By Adonis Byemelwa
The news broke just after dawn in Kigali. By mid-morning, phones were buzzing across government offices. By afternoon, Rwanda’s official response was already circulating in diplomatic inboxes.
The decision by the United States Department of the Treasury to sanction the Rwanda Defence Force and several of its senior commanders did more than rattle financial channels; it struck at the core of how Rwanda sees its own security story.
Washington framed the move as accountability for Rwanda’s alleged backing of the M23 insurgency in eastern Democratic Republic of the Congo.
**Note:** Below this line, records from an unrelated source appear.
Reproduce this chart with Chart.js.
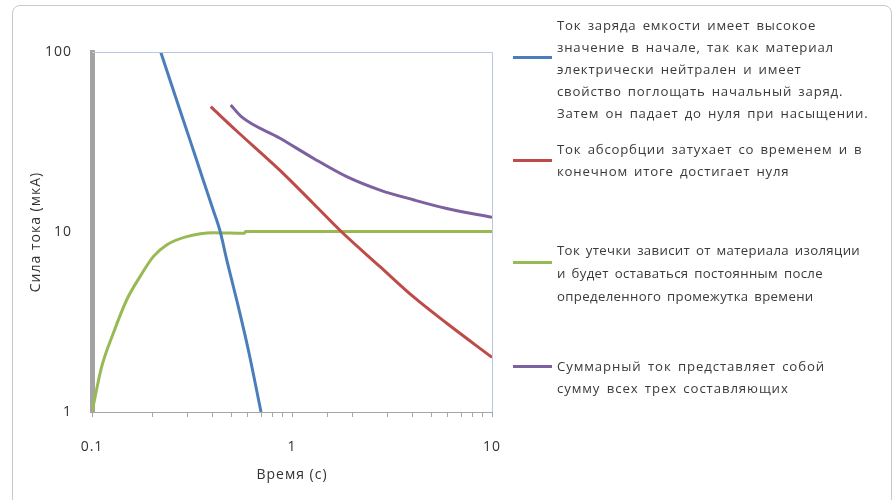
<!DOCTYPE html>
<html>
<head>
<meta charset="utf-8">
<script src="https://cdn.jsdelivr.net/npm/chart.js@4"></script>
<style>
  html, body { margin: 0; padding: 0; background: #fff; }
  body { width: 893px; height: 500px; position: relative; overflow: hidden; font-family: "Open Sans", sans-serif; }
  #card { position: absolute; left: 12px; top: 5px; width: 878px; height: 520px; border: 1px solid #c9c9c9; border-radius: 8px; }
  #wrap { position: absolute; left: 0; top: 0; width: 893px; height: 500px; }
  .leg { position: absolute; left: 557px; width: 336px; font-size: 13.2px; line-height: 22px; color: #3a3a3a; letter-spacing: 0.7px; word-spacing: 2px; white-space: nowrap; }
  .swatch { position: absolute; left: 513px; width: 39px; height: 3px; }
</style>
</head>
<body>
<div id="card"></div>
<div id="wrap"><canvas id="chart" width="893" height="500"></canvas></div>
<div id="legend"></div>
<script>
// time, s  /  current, uA
const tCharge = [0.2206, 0.2549, 0.309, 0.36, 0.404, 0.437, 0.4717, 0.529, 0.605, 0.70];
const iCharge = [100, 61.5, 32.4, 19.4, 13.2, 10.1, 7.0, 4.19, 2.21, 1.0];

const tAbsorb = [0.3923, 0.529, 0.871, 1.278, 1.773, 2.754, 4.04, 5.94, 10];
const iAbsorb = [49.7, 36.4, 22.0, 14.4, 10.0, 6.42, 4.37, 3.11, 2.01];

const tLeak = [0.1, 0.1118, 0.1278, 0.149, 0.1738, 0.2025, 0.236, 0.2975, 0.404, 0.58, 0.585, 10];
const iLeak = [1.0, 1.785, 2.74, 4.19, 5.65, 7.3, 8.47, 9.42, 9.91, 9.85, 10.05, 10.05];

const tTotal = [0.494, 0.56, 0.871, 1.278, 1.877, 2.754, 4.04, 5.94, 10];
const iTotal = [50.8, 43.6, 33.2, 25.7, 20.3, 17.1, 15.1, 13.5, 12.07];

const xTickLabels = ["0.1", "1", "10"];
const yTickLabels = ["1", "10", "100"];

const series = [
  { t: tCharge, i: iCharge, color: "#4a7ebb", top: 14, gap: 22, swatch: 57, ls: 0.8,
    text: ["Ток заряда емкости имеет высокое", "значение в начале, так как материал", "электрически нейтрален и имеет", "свойство поглощать начальный заряд.", "Затем он падает до нуля при насыщении."] },
  { t: tAbsorb, i: iAbsorb, color: "#be4b48", top: 138, gap: 22, swatch: 160, ls: 0.8,
    text: ["Ток абсорбции затухает со временем и в", "конечном итоге достигает нуля"] },
  { t: tLeak, i: iLeak, color: "#98b954", top: 239, gap: 23, swatch: 262, ls: 0.35,
    text: ["Ток утечки зависит от материала изоляции", "и будет оставаться постоянным после", "определенного промежутка времени"] },
  { t: tTotal, i: iTotal, color: "#7d60a0", top: 355, gap: 22, swatch: 366, ls: 0.9,
    text: ["Суммарный ток представляет собой", "сумму всех трех составляющих"] },
];

const legend = document.getElementById("legend");
legend.innerHTML = series.map((s) =>
  `<div class="swatch" style="top:${s.swatch - 1}px;background:${s.color}"></div>` +
  `<div class="leg" style="top:${s.top}px;line-height:${s.gap}px;letter-spacing:${s.ls}px">${s.text.join("<br>")}</div>`
).join("");

const plotFrame = {
  id: "plotFrame",
  beforeDraw(chart) {
    chart.ctx.letterSpacing = "1px";
  },
  afterDatasetsDraw(chart) {
    const { ctx, chartArea: a } = chart;
    ctx.save();
    ctx.strokeStyle = "#b7c6e2";
    ctx.lineWidth = 1;
    ctx.beginPath();
    ctx.moveTo(a.left, a.top + 0.5);
    ctx.lineTo(a.right + 0.5, a.top + 0.5);
    ctx.lineTo(a.right + 0.5, a.bottom);
    ctx.stroke();
    ctx.restore();
  },
};

const decade = (v, labels) => {
  const s = String(Number(v.toPrecision(3)));
  return labels.includes(s) ? s : "";
};

new Chart(document.getElementById("chart"), {
  type: "line",
  data: {
    datasets: series.map((s) => ({
      data: s.t.map((t, k) => ({ x: t, y: s.i[k] })),
      borderColor: s.color,
      borderWidth: 3,
      pointRadius: 0,
      cubicInterpolationMode: "monotone",
      fill: false,
    })),
  },
  options: {
    responsive: false,
    animation: false,
    layout: { padding: { left: 0, right: 401, top: 52, bottom: 0 } },
    plugins: { legend: { display: false }, tooltip: { enabled: false } },
    scales: {
      x: {
        type: "logarithmic",
        min: 0.1,
        max: 10,
        afterFit: (s) => { s.height = 88; },
        border: { color: "#a6a6a6", width: 1 },
        grid: { drawOnChartArea: false, drawTicks: true, tickLength: 5, color: "#a6a6a6" },
        ticks: {
          autoSkip: false, maxRotation: 0, padding: 22, color: "#333",
          font: { family: "Open Sans", size: 14 },
          callback: (v) => decade(v, xTickLabels),
        },
        title: { display: true, text: "Время (с)", color: "#333", font: { family: "Open Sans", size: 14 }, padding: { top: 17, bottom: 17 } },
      },
      y: {
        type: "logarithmic",
        min: 1,
        max: 100,
        afterFit: (s) => { s.width = 92; },
        border: { color: "#a3a3a3", width: 5 },
        grid: { display: false, drawTicks: false },
        ticks: {
          autoSkip: false, padding: 20, color: "#333",
          font: { family: "Open Sans", size: 14 },
          callback: (v) => decade(v, yTickLabels),
        },
        title: { display: true, text: "Сила тока (мкА)", color: "#333", font: { family: "Open Sans", size: 14 }, padding: { top: 28, bottom: 28 } },
      },
    },
  },
  plugins: [plotFrame],
});
</script>
</body>
</html>
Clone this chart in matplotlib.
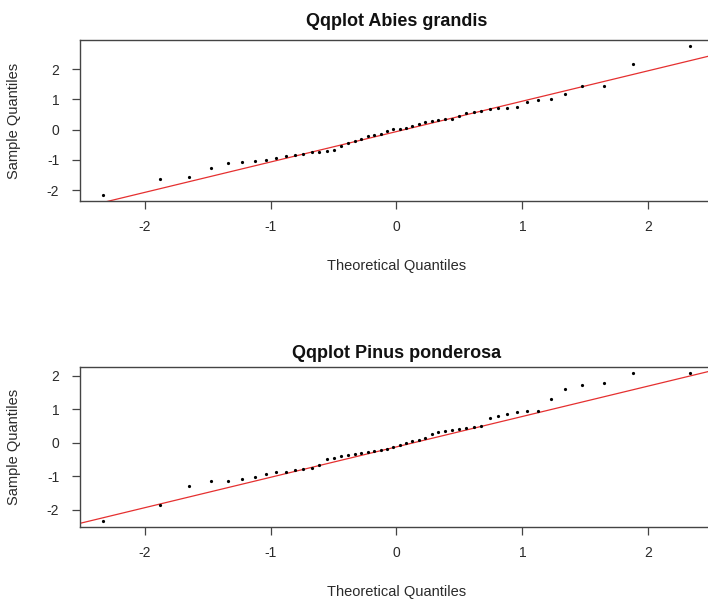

American officials argue that the rebel group’s territorial gains would not have been possible without outside support, and they pointed to reported human rights abuses tied to the fighting.
The sanctions freeze U.S.-linked assets and bar American entities from dealing with the designated figures, a legal manoeuvre with political weight.
Kinshasa welcomed the announcement. For President Felix Tshisekedi, it validated years of claims that Rwanda was undermining Congolese sovereignty. In Congo’s telling, this is a straightforward matter of territorial integrity. However, in Rwanda, the narrative feels anything but straightforward.
To understand the reaction here, you have to step back from the diplomatic language and listen to the undercurrent. Rwanda’s leadership, and many ordinary citizens, see the conflict not as an expansionist venture, but as a continuation of unfinished security threats dating back decades.
The presence in eastern Congo of the FDLR, a militia linked to perpetrators of the 1994 genocide against the Tutsi, is not an abstraction in Rwanda. It is invoked in classrooms, in memorial ceremonies, and in political speeches. It is memory layered onto geography.
Rwandan officials argue that the Congolese army, known as the FARDC, has at times operated alongside militias hostile to Rwanda. They insist their military posture is defensive, a response to cross-border insecurity rather than an attempt to redraw maps. Whether that claim satisfies outside observers is another matter, but inside Rwanda, it resonates deeply.
What complicates this moment is that only months ago, optimism, cautious, but real, flickered in Washington. In December 2025, Presidents Tshisekedi and Paul Kagame met under U.S. auspices and signed a framework agreement intended to halt the spiral.
Former U.S. President Donald Trump, playing an unusually hands-on mediating role, cast the accord as a breakthrough that would stabilise mineral-rich eastern Congo and unlock regional economic cooperation.
The deal required mutual concessions. Congo pledged to dismantle support networks for armed groups threatening Rwanda. Rwanda committed to disengagement measures and respect for Congo’s territorial integrity.
A joint oversight mechanism was set up to verify compliance. Diplomats involved at the time described the atmosphere as tense but pragmatic, an agreement born less of trust than of exhaustion.
However, the calm proved fragile. Fighting resumed within weeks. Each side accused the other of violating the spirit, if not the letter, of the accord. Now, with sanctions layered onto the dispute, that fragile architecture faces its sternest test.
In Kigali, the sanctions are viewed not only as punitive but as asymmetrical. Officials privately question why pressure appears concentrated on Rwanda when, in their view, Congo’s own commitments remain unfulfilled.
There is also a palpable sense of reputational injury. Rwanda has invested heavily in presenting itself as a pillar of stability, a country that rebuilt from catastrophe through discipline and security vigilance. To be cast internationally as a destabilising actor cut sharply against that self-image.
Walk through Kigali’s orderly streets, and the disconnect is striking. Cafés are full, construction cranes dot the skyline, and daily life carries on with characteristic efficiency. However, beneath the surface, policymakers speak of being misunderstood.
They argue that Western capitals simplify a conflict that is historically tangled and locally combustible. “Security for us is existential,” one government adviser remarked recently. “It is not a geopolitical game.”
None of this erases the suffering across eastern Congo, where civilians continue to bear the brunt of displacement and violence. Nor does it resolve the core dispute over M23’s support networks. United Nations investigations over the years have painted a complex picture of shifting alliances and regional entanglements that defy easy moral binaries.
What the sanctions ultimately achieve will depend less on the symbolism of designation lists and more on what happens next behind closed doors.
If they push Kigali and Kinshasa back toward rigorous implementation of the Washington framework, they may yet reinforce diplomacy. If they harden narratives of grievance on both sides, they risk entrenching the very instability they seek to curb.
For now, the region hovers in that uncomfortable space between confrontation and compromise. The accord between Tshisekedi and Kagame was never built on warmth; it was built on calculation.
Sanctions alter that calculation. Whether they bring the parties closer to compliance or further from trust is a question that will define the next chapter in one of Africa’s most enduring conflicts.